A review of the state court Complaint appended to the AC makes clear that the two cases filed by Rose are parallel. Indeed, they are nearly identical. Applying the listed factors, the Court finds that: the state court Complaint was filed first, and, that Complaint having been served, jurisdiction was obtained; as Rose and all Defendants have addresses in Berks County, that is the more convenient forum; permitting both cases to proceed simultaneously could result in piecemeal litigation; state law controls what is, in reality, a slip and fall case; and there is no suggestion that the state court will not adequately protect the parties' interests. The Court therefore concludes that Colorado River abstention is appropriate even if the claim of federal question jurisdiction was not legally baseless.
Finally, the Court previously held that nothing in the original Complaint suggested that Norman Baehr, Mark Atkins, Paul Atkins and LTL Consultants were state actors or that they violated Rose's constitutional rights. Accordingly, any § 1983 claims against them were dismissed. Although they are again named as Defendants, nothing the AC alleges any basis for liability against them under § 1983.

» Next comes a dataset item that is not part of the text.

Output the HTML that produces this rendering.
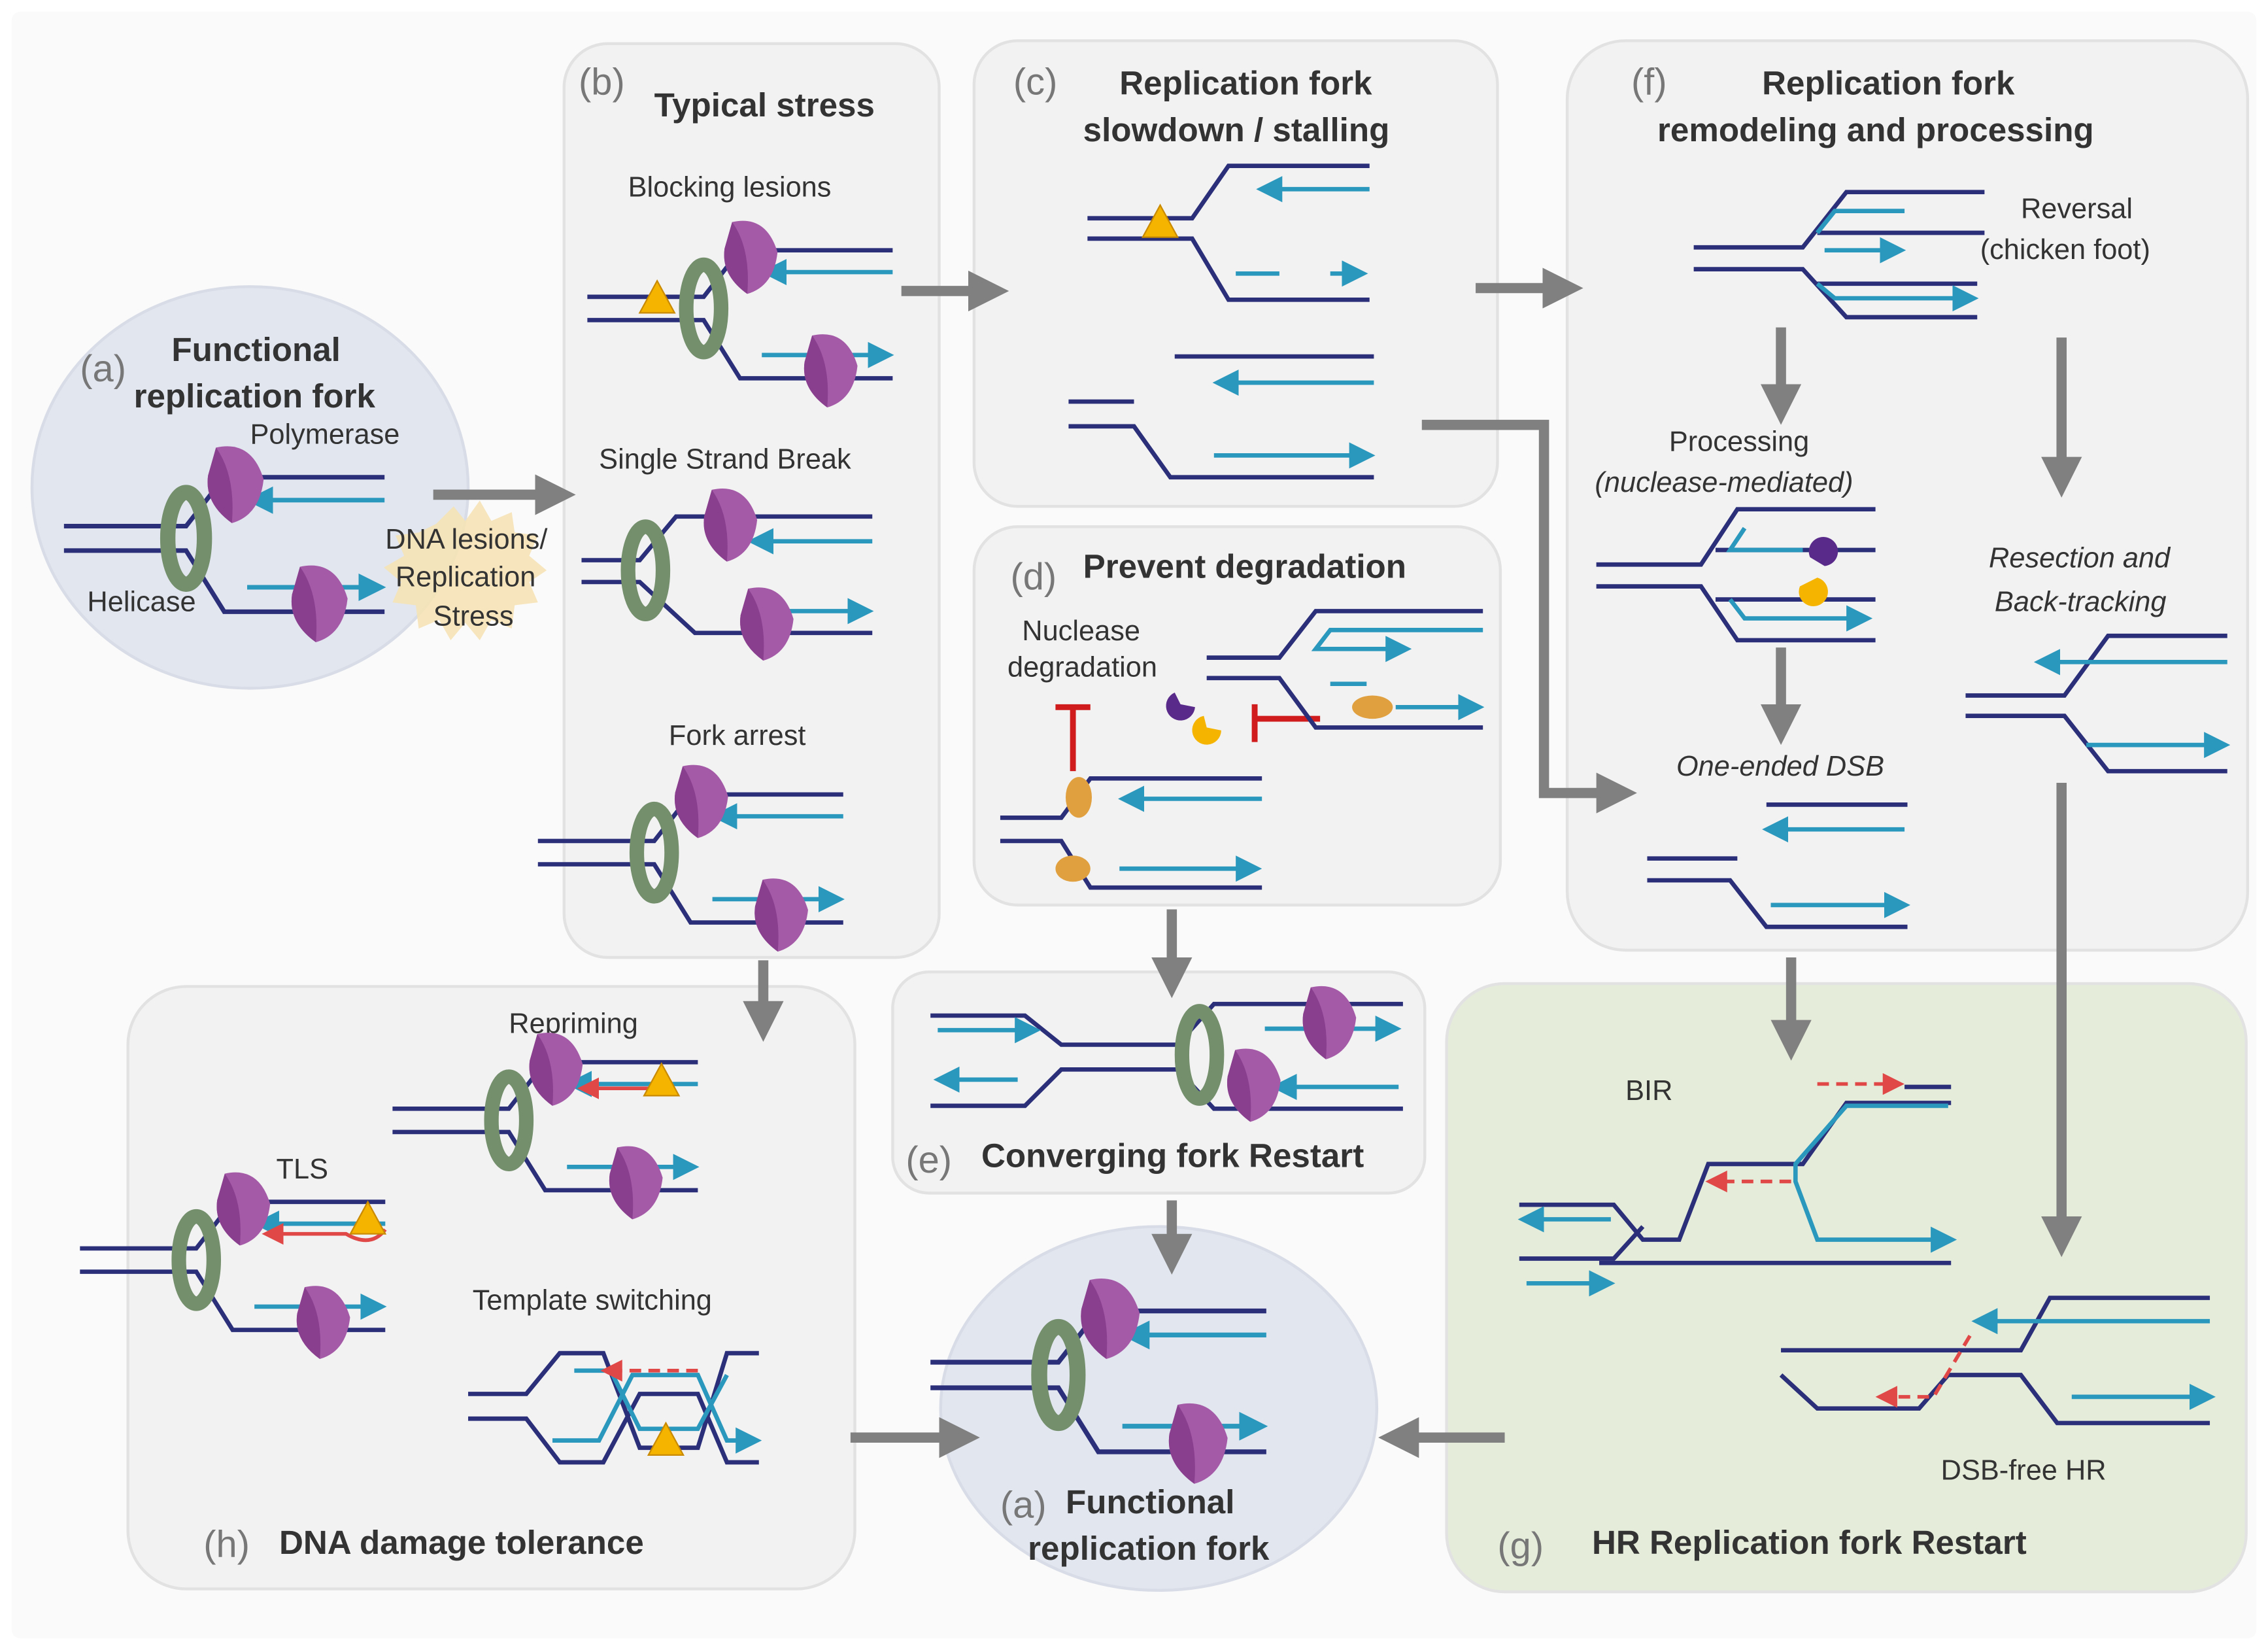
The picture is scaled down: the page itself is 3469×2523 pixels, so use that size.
<!DOCTYPE html>
<html><head><meta charset="utf-8"><style>
html,body{margin:0;padding:0;background:#fff}
svg{display:block}
text{font-family:"Liberation Sans",Arial,sans-serif;fill:#333}
.t{font-weight:bold;font-size:23px;fill:#333}
.l{font-size:19.5px;fill:#333}
.p{font-size:26px;fill:#777}
.d{stroke:#2b2f7a;stroke-width:3;fill:none}
.c{stroke:#2a97bd;stroke-width:3;fill:none}
.g{stroke:#808080;stroke-width:7;fill:none}
.r{stroke:#e04848;stroke-width:2.5;fill:none}
</style></head><body>
<svg width="3469" height="2523" viewBox="0 0 1560 1134" preserveAspectRatio="none" xmlns="http://www.w3.org/2000/svg">
<defs>
<marker id="ca" markerWidth="6" markerHeight="6" refX="4" refY="3" orient="auto" markerUnits="strokeWidth"><path d="M0,0L6,3L0,6z" fill="#2a97bd"/></marker>
<marker id="ga" markerWidth="4" markerHeight="4" refX="2" refY="2" orient="auto" markerUnits="strokeWidth"><path d="M0,0L4,2L0,4z" fill="#808080"/></marker>
<marker id="ra" markerWidth="6" markerHeight="6" refX="4" refY="3" orient="auto" markerUnits="strokeWidth"><path d="M0,0L6,3L0,6z" fill="#e04848"/></marker>
<g id="pol"><g transform="scale(1.3)"><path d="M-8,-18 Q10,-22 16,-2 Q14,16 0,20 Q-14,10 -12,-4z" fill="#a55aa8"/><path d="M-8,-18 Q2,-4 0,20 Q-14,10 -12,-4z" fill="#8a3e8e"/></g></g>
<g id="hel"><ellipse cx="0" cy="0" rx="12" ry="30" fill="none" stroke="#748f6c" stroke-width="10"/></g>
<g id="tri"><path d="M0,-12L12,10L-12,10z" fill="#f5b400" stroke="#c98a00" stroke-width="1"/></g>
<g id="fork">
<path class="d" d="M-80,-8H0L25,-40H130 M-80,8H0L25,48H130"/>
<path class="c" d="M130,-25H45" marker-end="url(#ca)"/>
<path class="c" d="M40,32H75 M95,32H125" marker-end="url(#ca)"/>
<use href="#hel"/><use href="#pol" x="30" y="-36"/><use href="#pol" x="85" y="42"/>
</g>
</defs>
<rect width="1560" height="1134" fill="#fff"/>
<rect x="8" y="8" width="1544" height="1118" fill="#fafafa" rx="6"/>
<g fill="#f2f2f2" stroke="#e2e2e2" stroke-width="2">
<rect x="388" y="30" width="258" height="628" rx="30"/>
<rect x="670" y="28" width="360" height="320" rx="30"/>
<rect x="670" y="362" width="362" height="260" rx="30"/>
<rect x="1078" y="28" width="468" height="625" rx="40"/>
<rect x="614" y="668" width="366" height="152" rx="25"/>
<rect x="88" y="678" width="500" height="414" rx="40"/>
<rect x="995" y="676" width="550" height="418" rx="40" fill="#e5edda"/>
</g>
<ellipse cx="172" cy="335" rx="150" ry="138" fill="#e1e6ef" stroke="#d8dce6" stroke-width="2"/>
<ellipse cx="797" cy="968" rx="150" ry="125" fill="#e1e6ef" stroke="#d8dce6" stroke-width="2"/>
<text class="p" x="55" y="262">(a)</text>
<text class="t" x="118" y="248">Functional</text>
<text class="t" x="92" y="280">replication fork</text>
<text class="l" x="172" y="305" font-size="17">Polymerase</text>
<text class="l" x="60" y="420" font-size="17">Helicase</text>
<g transform="translate(128,370) scale(1.05)"><use href="#fork"/></g>
<path d="M300,360l12,-12 8,10 10,-14 8,14 14,-6 2,14 16,2 -6,14 12,10 -12,8 6,14 -16,2 -2,16 -14,-6 -8,14 -10,-12 -10,12 -8,-14 -14,6 -2,-16 -16,-2 6,-14 -12,-10 14,-8 -6,-14 16,-2z" fill="#f6e3b6" opacity="0.9"/>
<text class="l" x="265" y="377">DNA lesions/</text>
<text class="l" x="272" y="403">Replication</text>
<text class="l" x="298" y="430">Stress</text>
<path class="g" d="M298,340H382" marker-end="url(#ga)"/>
<text class="p" x="398" y="65">(b)</text>
<text class="t" x="450" y="80">Typical stress</text>
<text class="l" x="432" y="135">Blocking lesions</text>
<use href="#fork" x="484" y="212"/><use href="#tri" x="452" y="205"/>
<text class="l" x="412" y="322">Single Strand Break</text>
<path class="d" d="M400,385H440L465,355H600 M400,400H440L478,435H600"/>
<path class="c" d="M600,372H520" marker-end="url(#ca)"/><path class="c" d="M540,420H595" marker-end="url(#ca)"/>
<use href="#hel" x="444" y="392"/><use href="#pol" x="500" y="360"/><use href="#pol" x="525" y="428"/>
<text class="l" x="460" y="512">Fork arrest</text>
<use href="#fork" x="450" y="586"/>
<text class="p" x="697" y="65">(c)</text>
<text class="t" x="770" y="65">Replication fork</text>
<text class="t" x="745" y="97">slowdown / stalling</text>
<path class="d" d="M748,150H820L845,114H942 M748,164H820L845,206H942"/>
<path class="c" d="M942,130H870" marker-end="url(#ca)"/><path class="c" d="M850,188H880 M915,188H935" marker-end="url(#ca)"/>
<use href="#tri" x="798" y="153"/>
<path class="d" d="M808,245H945 M735,276H780 M735,293H780L805,328H945"/>
<path class="c" d="M945,263H840" marker-end="url(#ca)"/><path class="c" d="M835,313H940" marker-end="url(#ca)"/>
<path class="g" d="M620,200H680" marker-end="url(#ga)"/>
<path class="g" d="M1015,198H1075" marker-end="url(#ga)"/>
<path class="g" d="M978,292H1062V545H1112" marker-end="url(#ga)"/>
<text class="p" x="695" y="405">(d)</text>
<text class="t" x="745" y="397">Prevent degradation</text>
<text class="l" x="703" y="440" font-size="17">Nuclease</text>
<text class="l" x="693" y="465" font-size="17">degradation</text>
<path d="M738,486V530 M726,486H750" stroke="#d01c1c" stroke-width="4" fill="none"/>
<path d="M908,494H865 M863,484V510" stroke="#d01c1c" stroke-width="4" fill="none"/>
<path d="M808,476a10,10 0 1,0 14,10l-10,-2z" fill="#5a2a8a"/><path d="M828,492a10,10 0 1,0 12,10l-10,-2z" fill="#f5b400"/>
<path class="d" d="M830,452H880L905,420H1020 M830,466H880L905,500H1020"/>
<path class="c" d="M1020,433H915L905,446H965" marker-end="url(#ca)"/><path class="c" d="M960,486H1015" marker-end="url(#ca)"/>
<path class="c" d="M915,470H940"/>
<ellipse cx="944" cy="486" rx="14" ry="8" fill="#e0a040"/>
<path class="d" d="M688,562H730L750,535H868 M688,578H730L750,610H868"/>
<path class="c" d="M868,549H775" marker-end="url(#ca)"/><path class="c" d="M770,597H862" marker-end="url(#ca)"/>
<ellipse cx="742" cy="548" rx="9" ry="14" fill="#e0a040"/><ellipse cx="738" cy="597" rx="12" ry="9" fill="#e0a040"/>
<path class="g" d="M806,625V672" marker-end="url(#ga)"/>
<path class="d" d="M640,698H705L730,718H810L835,690H965 M640,760H705L730,735H810L835,762H965"/>
<path class="c" d="M645,708H710" marker-end="url(#ca)"/><path class="c" d="M700,742H648" marker-end="url(#ca)"/>
<path class="c" d="M870,707H898 M925,707H958" marker-end="url(#ca)"/><path class="c" d="M962,747H880" marker-end="url(#ca)"/>
<use href="#hel" x="825" y="725"/><use href="#pol" x="912" y="702"/><use href="#pol" x="860" y="745"/>
<text class="p" x="623" y="806">(e)</text>
<text class="t" x="675" y="802">Converging fork Restart</text>
<path class="g" d="M806,825V862" marker-end="url(#ga)"/>
<g transform="translate(728,945) scale(1.1)"><use href="#fork"/></g>
<text class="p" x="688" y="1043">(a)</text>
<text class="t" x="733" y="1040">Functional</text>
<text class="t" x="707" y="1072">replication fork</text>
<text class="p" x="1122" y="65">(f)</text>
<text class="t" x="1212" y="65">Replication fork</text>
<text class="t" x="1140" y="97">remodeling and processing</text>
<path class="d" d="M1165,170H1240L1270,132H1365 M1165,185H1240L1270,218H1360 M1250,160H1365 M1250,195H1360"/>
<path class="c" d="M1310,145H1262L1250,160 M1255,172H1305" marker-end="url(#ca)"/><path class="c" d="M1250,195L1262,205H1355" marker-end="url(#ca)"/>
<text class="l" x="1390" y="150">Reversal</text>
<text class="l" x="1362" y="178">(chicken foot)</text>
<path class="g" d="M1225,225V278" marker-end="url(#ga)"/>
<path class="g" d="M1418,232V328" marker-end="url(#ga)"/>
<text class="l" x="1148" y="310">Processing</text>
<text class="l" x="1097" y="338" font-style="italic">(nuclease-mediated)</text>
<path class="d" d="M1098,388H1170L1195,350H1290 M1098,403H1170L1195,440H1290 M1180,378H1290 M1180,412H1290"/>
<path class="c" d="M1200,363L1190,378H1240 M1190,412L1200,425H1282" marker-end="url(#ca)"/>
<path d="M1245,383a10,10 0 1,1 10,6z" fill="#5a2a8a"/><path d="M1238,403a10,10 0 1,0 12,-6z" fill="#f5b400"/>
<path class="g" d="M1225,445V498" marker-end="url(#ga)"/>
<text class="l" x="1153" y="533" font-style="italic">One-ended DSB</text>
<path class="d" d="M1215,553H1312 M1133,590H1195 M1133,605H1190L1215,637H1312"/>
<path class="c" d="M1310,570H1218" marker-end="url(#ca)"/><path class="c" d="M1218,622H1308" marker-end="url(#ca)"/>
<text class="l" x="1368" y="390" font-style="italic">Resection and</text>
<text class="l" x="1372" y="420" font-style="italic">Back-tracking</text>
<path class="d" d="M1352,478H1420L1450,437H1532 M1352,492H1420L1450,530H1532"/>
<path class="c" d="M1532,455H1405" marker-end="url(#ca)"/><path class="c" d="M1435,512H1528" marker-end="url(#ca)"/>
<path class="g" d="M1418,538V850" marker-end="url(#ga)"/>
<path class="g" d="M1232,658V715" marker-end="url(#ga)"/>
<text class="l" x="1118" y="756">BIR</text>
<path class="d" d="M1045,828H1110L1130,852H1155L1175,800H1240L1270,758H1342 M1045,865H1110L1130,843"/>
<path class="d" d="M1310,747H1342 M1100,868H1342"/>
<path class="c" d="M1108,838H1050" marker-end="url(#ca)"/><path class="c" d="M1050,882H1105" marker-end="url(#ca)"/>
<path class="c" d="M1340,760H1270L1235,800V812L1250,852H1340" marker-end="url(#ca)"/>
<path class="r" d="M1250,745H1305" stroke-dasharray="8,5" marker-end="url(#ra)"/>
<path class="r" d="M1232,812H1178" stroke-dasharray="8,5" marker-end="url(#ra)"/>
<path class="d" d="M1225,928H1390L1410,892H1520 M1225,945L1250,968H1320L1340,945H1390L1415,978H1520"/>
<path class="c" d="M1520,908H1362" marker-end="url(#ca)"/><path class="c" d="M1425,960H1518" marker-end="url(#ca)"/>
<path class="r" d="M1355,918L1330,960H1295" stroke-dasharray="8,5" marker-end="url(#ra)"/>
<text class="l" x="1335" y="1017">DSB-free HR</text>
<text class="p" x="1030" y="1071">(g)</text>
<text class="t" x="1095" y="1068">HR Replication fork Restart</text>
<path class="g" d="M1035,988H962" marker-end="url(#ga)"/>
<path class="g" d="M525,660V702" marker-end="url(#ga)"/>
<text class="l" x="350" y="710">Repriming</text>
<use href="#fork" x="350" y="770"/>
<path class="r" d="M450,748H402" marker-end="url(#ra)"/><use href="#tri" x="455" y="743"/>
<text class="l" x="190" y="810">TLS</text>
<use href="#fork" x="135" y="866"/>
<path class="r" d="M265,845 Q255,858 238,848H185" marker-end="url(#ra)"/><use href="#tri" x="253" y="838"/>
<text class="l" x="325" y="900">Template switching</text>
<path class="d" d="M322,958H362L385,930H415L440,995H480L500,930H522 M322,975H362L385,1005H415L440,958H480L500,1005H522"/>
<path class="c" d="M395,942H420L440,982H480L500,945 M380,990H412L435,945H480L500,990H518" marker-end="url(#ca)"/>
<path class="r" d="M480,942H418" stroke-dasharray="8,5" marker-end="url(#ra)"/>
<use href="#tri" x="458" y="990"/>
<text class="p" x="140" y="1070">(h)</text>
<text class="t" x="192" y="1068">DNA damage tolerance</text>
<path class="g" d="M585,988H660" marker-end="url(#ga)"/>
</svg>
</body></html>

The Court previously held that Rose failed to state a § 1983 claim against Colebrookdale Township, noting that to state a claim for municipal liability, a plaintiff must allege that the defendant's policies or customs caused the alleged constitutional violation. (ECF No. 5 at 8 (citing Monell v. Dep't of Soc. Servs. of N.Y., 436 U.S. 658, 694 (1978); Natale v. Camden Cty. Corr. Facility, 318 F.3d 575, 583-84 (3d Cir. 2003)). Rose has not cured this defect in the AC. The Court also dismissed the claims against Labe finding that "an allegation of a failure to investigate, without another recognizable constitutional right, is not sufficient to sustain a section 1983 claim." (ECF No. 5 at 8-9 (citing Graw v. Fantasky, 68 F. App'x 378, 383 (3d Cir. 2003) (quotations omitted); Boseski v. N. Arlington Municipality, 621 F. App'x 131, 135 (3d Cir. 2015) (per curiam).) This defect also has not been cured by the AC. Because the AC fails to cure the defects previously identified by the Court, Rose has again failed to state a claim against the Defendants. It is subject to dismissal on this alternate ground as well.
IV. CONCLUSION
For the foregoing reasons, the Court will dismiss the AC as frivolous pursuant to 28 U.S.C. § 1915(e)(2)(B)(i) or, in the alternative, for failure to state a claim pursuant to 28 U.S.C. § 1915(e)(2)(B)(ii). This dismissal is with prejudice since any further attempt to amend to state a basis for federal jurisdiction would be futile.